For the data below, report only the number of lines containing the string "this".

BEGIN Records supplied

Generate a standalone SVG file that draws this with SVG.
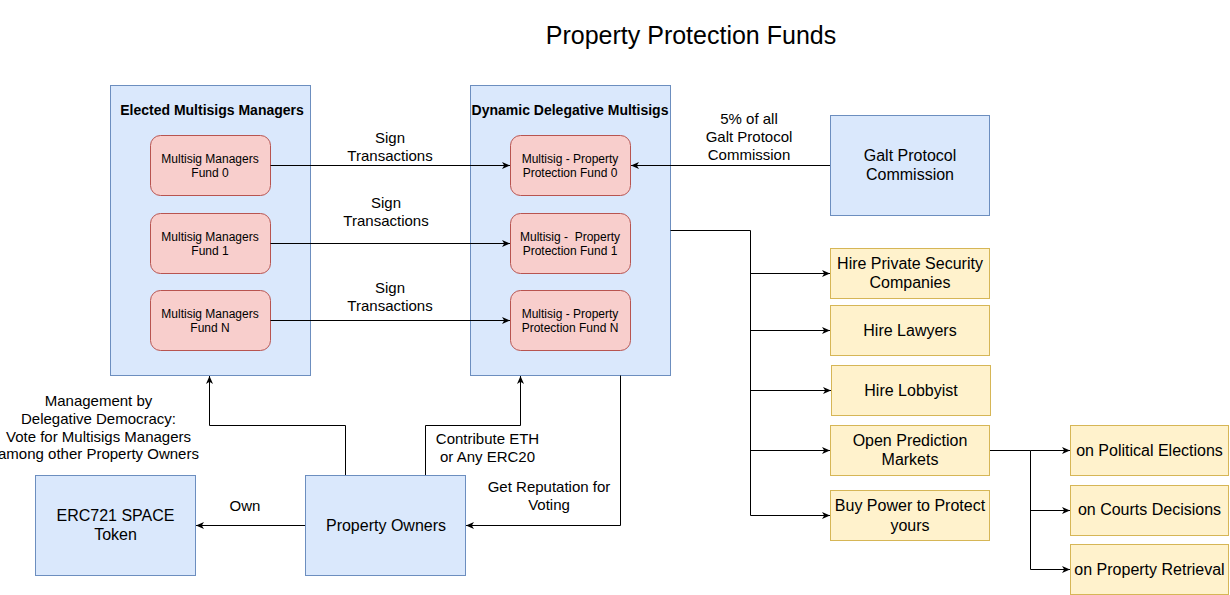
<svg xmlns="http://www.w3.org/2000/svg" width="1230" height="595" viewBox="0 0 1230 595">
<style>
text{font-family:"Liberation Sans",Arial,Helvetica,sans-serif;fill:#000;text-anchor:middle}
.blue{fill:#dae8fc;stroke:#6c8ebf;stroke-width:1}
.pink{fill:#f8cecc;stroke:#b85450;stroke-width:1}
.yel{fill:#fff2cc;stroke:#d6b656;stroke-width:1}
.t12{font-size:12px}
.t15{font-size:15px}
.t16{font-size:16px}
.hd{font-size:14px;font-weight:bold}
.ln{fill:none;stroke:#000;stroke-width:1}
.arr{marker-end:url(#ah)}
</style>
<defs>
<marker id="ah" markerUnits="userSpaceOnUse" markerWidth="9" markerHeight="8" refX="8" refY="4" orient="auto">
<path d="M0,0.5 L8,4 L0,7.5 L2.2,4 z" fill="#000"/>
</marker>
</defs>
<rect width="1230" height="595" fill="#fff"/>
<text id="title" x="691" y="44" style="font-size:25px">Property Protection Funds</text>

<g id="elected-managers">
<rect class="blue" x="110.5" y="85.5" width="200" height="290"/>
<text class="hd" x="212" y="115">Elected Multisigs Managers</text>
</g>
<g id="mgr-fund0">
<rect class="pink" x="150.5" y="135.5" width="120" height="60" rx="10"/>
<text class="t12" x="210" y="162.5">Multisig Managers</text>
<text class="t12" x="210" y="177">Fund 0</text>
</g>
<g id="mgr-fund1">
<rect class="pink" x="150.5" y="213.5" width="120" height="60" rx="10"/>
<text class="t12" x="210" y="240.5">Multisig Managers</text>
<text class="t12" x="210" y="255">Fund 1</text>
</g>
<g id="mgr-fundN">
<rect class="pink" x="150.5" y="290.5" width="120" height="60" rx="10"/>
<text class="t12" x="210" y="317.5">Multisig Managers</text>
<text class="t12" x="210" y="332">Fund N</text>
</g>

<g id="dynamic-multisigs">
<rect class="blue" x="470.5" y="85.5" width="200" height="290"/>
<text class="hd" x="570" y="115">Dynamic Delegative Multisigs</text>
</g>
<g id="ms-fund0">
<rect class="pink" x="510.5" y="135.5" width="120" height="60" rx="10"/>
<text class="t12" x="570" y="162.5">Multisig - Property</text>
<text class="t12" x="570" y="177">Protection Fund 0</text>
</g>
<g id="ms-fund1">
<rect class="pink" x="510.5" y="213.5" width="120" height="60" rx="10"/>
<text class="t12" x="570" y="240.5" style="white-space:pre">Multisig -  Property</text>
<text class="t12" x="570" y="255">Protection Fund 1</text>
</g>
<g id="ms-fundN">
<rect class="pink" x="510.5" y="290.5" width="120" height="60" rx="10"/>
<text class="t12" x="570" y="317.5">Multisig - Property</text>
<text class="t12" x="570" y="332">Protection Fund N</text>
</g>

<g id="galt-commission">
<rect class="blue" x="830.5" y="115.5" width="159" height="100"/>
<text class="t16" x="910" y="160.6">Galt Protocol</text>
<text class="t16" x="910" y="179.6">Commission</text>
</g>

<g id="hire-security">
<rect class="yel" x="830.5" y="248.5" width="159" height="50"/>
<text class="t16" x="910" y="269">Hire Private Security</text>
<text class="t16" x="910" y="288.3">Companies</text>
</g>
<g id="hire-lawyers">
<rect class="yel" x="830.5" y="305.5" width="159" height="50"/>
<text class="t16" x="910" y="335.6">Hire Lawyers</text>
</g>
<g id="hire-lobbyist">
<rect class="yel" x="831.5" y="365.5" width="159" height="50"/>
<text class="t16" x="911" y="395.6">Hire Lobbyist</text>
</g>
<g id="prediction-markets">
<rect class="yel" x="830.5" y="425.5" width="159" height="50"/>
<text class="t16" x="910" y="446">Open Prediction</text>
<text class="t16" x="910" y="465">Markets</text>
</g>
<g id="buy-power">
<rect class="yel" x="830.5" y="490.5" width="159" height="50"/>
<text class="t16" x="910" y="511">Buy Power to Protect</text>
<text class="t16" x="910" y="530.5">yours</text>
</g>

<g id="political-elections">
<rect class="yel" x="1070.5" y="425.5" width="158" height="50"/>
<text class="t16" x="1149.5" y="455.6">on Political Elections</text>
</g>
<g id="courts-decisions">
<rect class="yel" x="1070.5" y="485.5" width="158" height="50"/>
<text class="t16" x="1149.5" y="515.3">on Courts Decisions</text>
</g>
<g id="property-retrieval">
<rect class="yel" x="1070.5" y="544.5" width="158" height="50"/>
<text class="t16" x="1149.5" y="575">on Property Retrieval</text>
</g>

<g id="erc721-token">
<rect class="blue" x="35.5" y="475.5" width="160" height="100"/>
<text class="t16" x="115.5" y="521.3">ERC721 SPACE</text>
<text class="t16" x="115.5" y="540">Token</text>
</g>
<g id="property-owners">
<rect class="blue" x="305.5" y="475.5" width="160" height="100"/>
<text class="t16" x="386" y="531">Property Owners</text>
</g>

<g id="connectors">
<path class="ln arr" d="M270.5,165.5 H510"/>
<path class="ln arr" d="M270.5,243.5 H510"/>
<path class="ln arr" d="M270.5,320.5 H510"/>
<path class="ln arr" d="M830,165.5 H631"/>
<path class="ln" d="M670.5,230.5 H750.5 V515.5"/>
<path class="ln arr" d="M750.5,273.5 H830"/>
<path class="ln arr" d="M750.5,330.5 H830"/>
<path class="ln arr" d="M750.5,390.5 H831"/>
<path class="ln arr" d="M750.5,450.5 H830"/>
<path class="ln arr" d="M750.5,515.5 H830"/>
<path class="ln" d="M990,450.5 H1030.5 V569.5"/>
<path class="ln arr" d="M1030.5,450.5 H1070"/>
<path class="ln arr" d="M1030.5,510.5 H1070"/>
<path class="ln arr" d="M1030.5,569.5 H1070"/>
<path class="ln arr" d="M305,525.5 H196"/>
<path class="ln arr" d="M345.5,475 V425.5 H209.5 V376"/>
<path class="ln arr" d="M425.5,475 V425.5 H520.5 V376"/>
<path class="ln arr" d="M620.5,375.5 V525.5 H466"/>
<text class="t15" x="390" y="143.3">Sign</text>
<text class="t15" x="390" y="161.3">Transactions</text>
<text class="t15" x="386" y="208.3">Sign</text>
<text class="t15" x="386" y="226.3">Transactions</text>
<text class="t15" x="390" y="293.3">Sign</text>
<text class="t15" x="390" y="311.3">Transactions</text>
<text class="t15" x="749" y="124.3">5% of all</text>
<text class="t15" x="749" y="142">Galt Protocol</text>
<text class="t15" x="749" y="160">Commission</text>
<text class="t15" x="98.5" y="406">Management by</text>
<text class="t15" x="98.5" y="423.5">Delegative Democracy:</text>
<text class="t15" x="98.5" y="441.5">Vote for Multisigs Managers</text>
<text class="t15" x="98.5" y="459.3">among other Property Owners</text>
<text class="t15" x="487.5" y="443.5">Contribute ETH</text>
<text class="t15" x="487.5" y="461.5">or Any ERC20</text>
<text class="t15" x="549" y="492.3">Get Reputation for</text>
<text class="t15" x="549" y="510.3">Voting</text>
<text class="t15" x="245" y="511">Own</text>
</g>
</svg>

END Records supplied
BEGIN Records supplied

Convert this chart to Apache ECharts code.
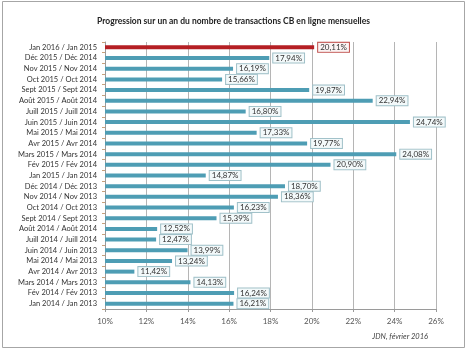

END Records supplied
BEGIN Records supplied

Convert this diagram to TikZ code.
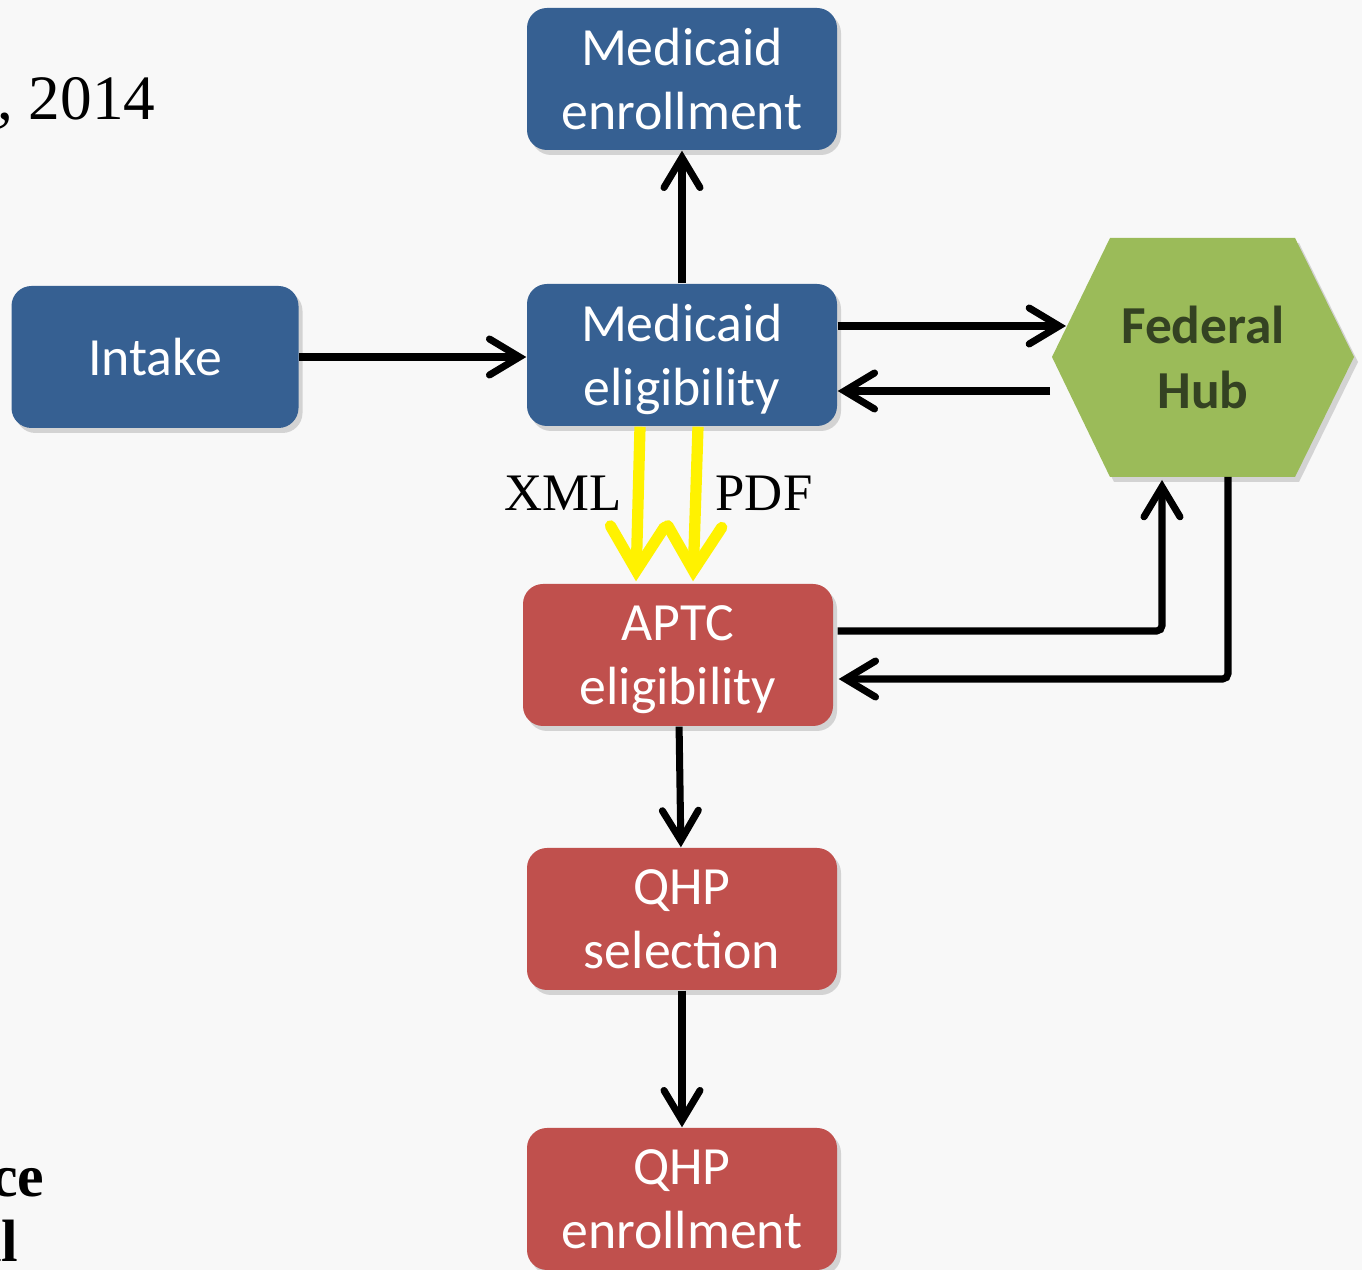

END Records supplied

→ **Exercise response**
3